Exercise brief:
For this exercise, repeat all of the material verbatim apart from its images.

— begin —

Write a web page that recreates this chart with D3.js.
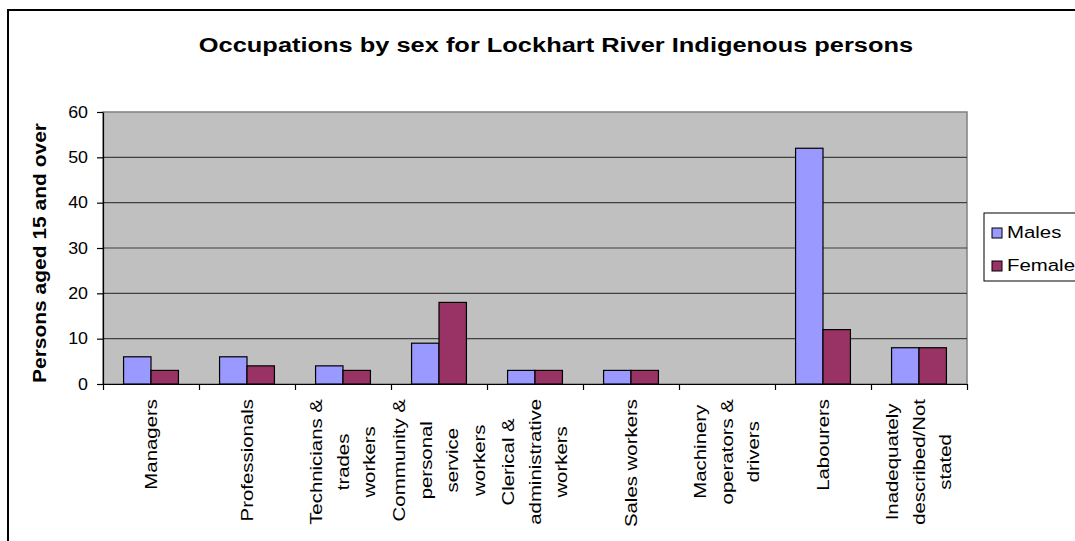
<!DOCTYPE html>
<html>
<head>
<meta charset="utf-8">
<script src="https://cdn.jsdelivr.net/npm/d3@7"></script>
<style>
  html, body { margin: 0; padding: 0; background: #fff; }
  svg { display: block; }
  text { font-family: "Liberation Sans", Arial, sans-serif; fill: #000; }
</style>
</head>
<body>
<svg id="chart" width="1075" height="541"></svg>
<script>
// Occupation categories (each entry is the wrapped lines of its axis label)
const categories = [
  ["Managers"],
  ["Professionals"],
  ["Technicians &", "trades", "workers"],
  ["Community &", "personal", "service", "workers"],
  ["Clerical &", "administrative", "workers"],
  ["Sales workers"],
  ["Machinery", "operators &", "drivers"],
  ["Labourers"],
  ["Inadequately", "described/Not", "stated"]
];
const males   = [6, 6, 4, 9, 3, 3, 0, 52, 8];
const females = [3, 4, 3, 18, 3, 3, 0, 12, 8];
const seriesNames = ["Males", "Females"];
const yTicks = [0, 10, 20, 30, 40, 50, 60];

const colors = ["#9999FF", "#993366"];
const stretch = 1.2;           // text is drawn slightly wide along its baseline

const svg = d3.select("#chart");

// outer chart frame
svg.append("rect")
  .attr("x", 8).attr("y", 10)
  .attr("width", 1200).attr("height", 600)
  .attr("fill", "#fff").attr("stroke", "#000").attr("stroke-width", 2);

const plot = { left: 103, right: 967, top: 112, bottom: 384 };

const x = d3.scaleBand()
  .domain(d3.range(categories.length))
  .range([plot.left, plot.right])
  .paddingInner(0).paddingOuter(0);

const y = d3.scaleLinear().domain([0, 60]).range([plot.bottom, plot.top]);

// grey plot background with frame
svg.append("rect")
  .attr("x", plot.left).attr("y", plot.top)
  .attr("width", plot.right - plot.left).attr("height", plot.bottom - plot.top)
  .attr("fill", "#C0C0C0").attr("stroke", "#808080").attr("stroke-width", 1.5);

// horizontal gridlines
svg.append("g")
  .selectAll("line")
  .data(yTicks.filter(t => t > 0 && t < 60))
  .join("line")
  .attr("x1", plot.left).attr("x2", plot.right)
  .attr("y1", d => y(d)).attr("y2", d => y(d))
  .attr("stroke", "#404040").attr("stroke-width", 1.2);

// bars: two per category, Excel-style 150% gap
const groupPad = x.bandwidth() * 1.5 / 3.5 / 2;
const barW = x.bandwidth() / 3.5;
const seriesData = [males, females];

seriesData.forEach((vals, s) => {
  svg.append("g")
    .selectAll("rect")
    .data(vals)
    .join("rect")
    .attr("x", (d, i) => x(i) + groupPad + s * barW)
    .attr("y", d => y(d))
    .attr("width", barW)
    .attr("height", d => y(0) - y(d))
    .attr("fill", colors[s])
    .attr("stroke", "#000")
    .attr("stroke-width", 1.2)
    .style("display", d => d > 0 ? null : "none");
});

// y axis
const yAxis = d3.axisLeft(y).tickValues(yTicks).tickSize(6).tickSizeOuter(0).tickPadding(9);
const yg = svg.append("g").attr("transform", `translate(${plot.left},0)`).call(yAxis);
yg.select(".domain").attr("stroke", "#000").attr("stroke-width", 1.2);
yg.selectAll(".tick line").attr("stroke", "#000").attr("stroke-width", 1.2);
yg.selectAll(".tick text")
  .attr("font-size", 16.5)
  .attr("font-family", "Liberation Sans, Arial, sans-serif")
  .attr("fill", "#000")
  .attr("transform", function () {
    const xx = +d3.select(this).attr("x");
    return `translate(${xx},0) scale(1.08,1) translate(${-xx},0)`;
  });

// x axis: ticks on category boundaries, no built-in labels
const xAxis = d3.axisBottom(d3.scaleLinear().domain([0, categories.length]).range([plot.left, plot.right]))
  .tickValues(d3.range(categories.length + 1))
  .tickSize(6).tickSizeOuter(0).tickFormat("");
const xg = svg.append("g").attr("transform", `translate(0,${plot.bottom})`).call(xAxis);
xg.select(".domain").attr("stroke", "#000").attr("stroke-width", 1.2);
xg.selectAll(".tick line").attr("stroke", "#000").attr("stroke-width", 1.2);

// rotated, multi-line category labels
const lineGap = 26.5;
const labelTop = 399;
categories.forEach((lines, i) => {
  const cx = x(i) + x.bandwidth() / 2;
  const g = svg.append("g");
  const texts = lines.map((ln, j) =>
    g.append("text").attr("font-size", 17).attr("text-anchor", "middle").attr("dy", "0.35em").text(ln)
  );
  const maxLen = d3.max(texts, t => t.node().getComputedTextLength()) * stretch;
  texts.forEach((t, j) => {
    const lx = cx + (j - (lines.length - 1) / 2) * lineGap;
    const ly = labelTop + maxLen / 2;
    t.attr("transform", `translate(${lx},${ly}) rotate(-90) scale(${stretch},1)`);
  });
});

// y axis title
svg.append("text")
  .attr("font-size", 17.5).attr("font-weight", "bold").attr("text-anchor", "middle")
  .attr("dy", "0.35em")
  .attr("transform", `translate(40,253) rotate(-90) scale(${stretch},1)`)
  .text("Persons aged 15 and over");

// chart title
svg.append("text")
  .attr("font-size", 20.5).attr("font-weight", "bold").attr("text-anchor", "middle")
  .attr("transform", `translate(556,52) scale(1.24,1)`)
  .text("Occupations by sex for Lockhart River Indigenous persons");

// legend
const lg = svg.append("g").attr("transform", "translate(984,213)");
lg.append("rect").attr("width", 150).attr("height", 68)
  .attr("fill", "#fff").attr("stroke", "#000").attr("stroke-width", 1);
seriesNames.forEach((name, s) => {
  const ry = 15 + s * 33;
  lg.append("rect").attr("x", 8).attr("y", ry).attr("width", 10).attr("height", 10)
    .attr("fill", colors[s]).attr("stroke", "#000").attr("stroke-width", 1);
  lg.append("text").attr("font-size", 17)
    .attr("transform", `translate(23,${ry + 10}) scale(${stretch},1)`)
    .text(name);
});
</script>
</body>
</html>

— end —

Problem solution:
Write a web page that recreates this chart with D3.js.
<!DOCTYPE html>
<html>
<head>
<meta charset="utf-8">
<script src="https://cdn.jsdelivr.net/npm/d3@7"></script>
<style>
  html, body { margin: 0; padding: 0; background: #fff; }
  svg { display: block; }
  text { font-family: "Liberation Sans", Arial, sans-serif; fill: #000; }
</style>
</head>
<body>
<svg id="chart" width="1075" height="541"></svg>
<script>
// Occupation categories (each entry is the wrapped lines of its axis label)
const categories = [
  ["Managers"],
  ["Professionals"],
  ["Technicians &", "trades", "workers"],
  ["Community &", "personal", "service", "workers"],
  ["Clerical &", "administrative", "workers"],
  ["Sales workers"],
  ["Machinery", "operators &", "drivers"],
  ["Labourers"],
  ["Inadequately", "described/Not", "stated"]
];
const males   = [6, 6, 4, 9, 3, 3, 0, 52, 8];
const females = [3, 4, 3, 18, 3, 3, 0, 12, 8];
const seriesNames = ["Males", "Females"];
const yTicks = [0, 10, 20, 30, 40, 50, 60];

const colors = ["#9999FF", "#993366"];
const stretch = 1.2;           // text is drawn slightly wide along its baseline

const svg = d3.select("#chart");

// outer chart frame
svg.append("rect")
  .attr("x", 8).attr("y", 10)
  .attr("width", 1200).attr("height", 600)
  .attr("fill", "#fff").attr("stroke", "#000").attr("stroke-width", 2);

const plot = { left: 103, right: 967, top: 112, bottom: 384 };

const x = d3.scaleBand()
  .domain(d3.range(categories.length))
  .range([plot.left, plot.right])
  .paddingInner(0).paddingOuter(0);

const y = d3.scaleLinear().domain([0, 60]).range([plot.bottom, plot.top]);

// grey plot background with frame
svg.append("rect")
  .attr("x", plot.left).attr("y", plot.top)
  .attr("width", plot.right - plot.left).attr("height", plot.bottom - plot.top)
  .attr("fill", "#C0C0C0").attr("stroke", "#808080").attr("stroke-width", 1.5);

// horizontal gridlines
svg.append("g")
  .selectAll("line")
  .data(yTicks.filter(t => t > 0 && t < 60))
  .join("line")
  .attr("x1", plot.left).attr("x2", plot.right)
  .attr("y1", d => y(d)).attr("y2", d => y(d))
  .attr("stroke", "#404040").attr("stroke-width", 1.2);

// bars: two per category, Excel-style 150% gap
const groupPad = x.bandwidth() * 1.5 / 3.5 / 2;
const barW = x.bandwidth() / 3.5;
const seriesData = [males, females];

seriesData.forEach((vals, s) => {
  svg.append("g")
    .selectAll("rect")
    .data(vals)
    .join("rect")
    .attr("x", (d, i) => x(i) + groupPad + s * barW)
    .attr("y", d => y(d))
    .attr("width", barW)
    .attr("height", d => y(0) - y(d))
    .attr("fill", colors[s])
    .attr("stroke", "#000")
    .attr("stroke-width", 1.2)
    .style("display", d => d > 0 ? null : "none");
});

// y axis
const yAxis = d3.axisLeft(y).tickValues(yTicks).tickSize(6).tickSizeOuter(0).tickPadding(9);
const yg = svg.append("g").attr("transform", `translate(${plot.left},0)`).call(yAxis);
yg.select(".domain").attr("stroke", "#000").attr("stroke-width", 1.2);
yg.selectAll(".tick line").attr("stroke", "#000").attr("stroke-width", 1.2);
yg.selectAll(".tick text")
  .attr("font-size", 16.5)
  .attr("font-family", "Liberation Sans, Arial, sans-serif")
  .attr("fill", "#000")
  .attr("transform", function () {
    const xx = +d3.select(this).attr("x");
    return `translate(${xx},0) scale(1.08,1) translate(${-xx},0)`;
  });

// x axis: ticks on category boundaries, no built-in labels
const xAxis = d3.axisBottom(d3.scaleLinear().domain([0, categories.length]).range([plot.left, plot.right]))
  .tickValues(d3.range(categories.length + 1))
  .tickSize(6).tickSizeOuter(0).tickFormat("");
const xg = svg.append("g").attr("transform", `translate(0,${plot.bottom})`).call(xAxis);
xg.select(".domain").attr("stroke", "#000").attr("stroke-width", 1.2);
xg.selectAll(".tick line").attr("stroke", "#000").attr("stroke-width", 1.2);

// rotated, multi-line category labels
const lineGap = 26.5;
const labelTop = 399;
categories.forEach((lines, i) => {
  const cx = x(i) + x.bandwidth() / 2;
  const g = svg.append("g");
  const texts = lines.map((ln, j) =>
    g.append("text").attr("font-size", 17).attr("text-anchor", "middle").attr("dy", "0.35em").text(ln)
  );
  const maxLen = d3.max(texts, t => t.node().getComputedTextLength()) * stretch;
  texts.forEach((t, j) => {
    const lx = cx + (j - (lines.length - 1) / 2) * lineGap;
    const ly = labelTop + maxLen / 2;
    t.attr("transform", `translate(${lx},${ly}) rotate(-90) scale(${stretch},1)`);
  });
});

// y axis title
svg.append("text")
  .attr("font-size", 17.5).attr("font-weight", "bold").attr("text-anchor", "middle")
  .attr("dy", "0.35em")
  .attr("transform", `translate(40,253) rotate(-90) scale(${stretch},1)`)
  .text("Persons aged 15 and over");

// chart title
svg.append("text")
  .attr("font-size", 20.5).attr("font-weight", "bold").attr("text-anchor", "middle")
  .attr("transform", `translate(556,52) scale(1.24,1)`)
  .text("Occupations by sex for Lockhart River Indigenous persons");

// legend
const lg = svg.append("g").attr("transform", "translate(984,213)");
lg.append("rect").attr("width", 150).attr("height", 68)
  .attr("fill", "#fff").attr("stroke", "#000").attr("stroke-width", 1);
seriesNames.forEach((name, s) => {
  const ry = 15 + s * 33;
  lg.append("rect").attr("x", 8).attr("y", ry).attr("width", 10).attr("height", 10)
    .attr("fill", colors[s]).attr("stroke", "#000").attr("stroke-width", 1);
  lg.append("text").attr("font-size", 17)
    .attr("transform", `translate(23,${ry + 10}) scale(${stretch},1)`)
    .text(name);
});
</script>
</body>
</html>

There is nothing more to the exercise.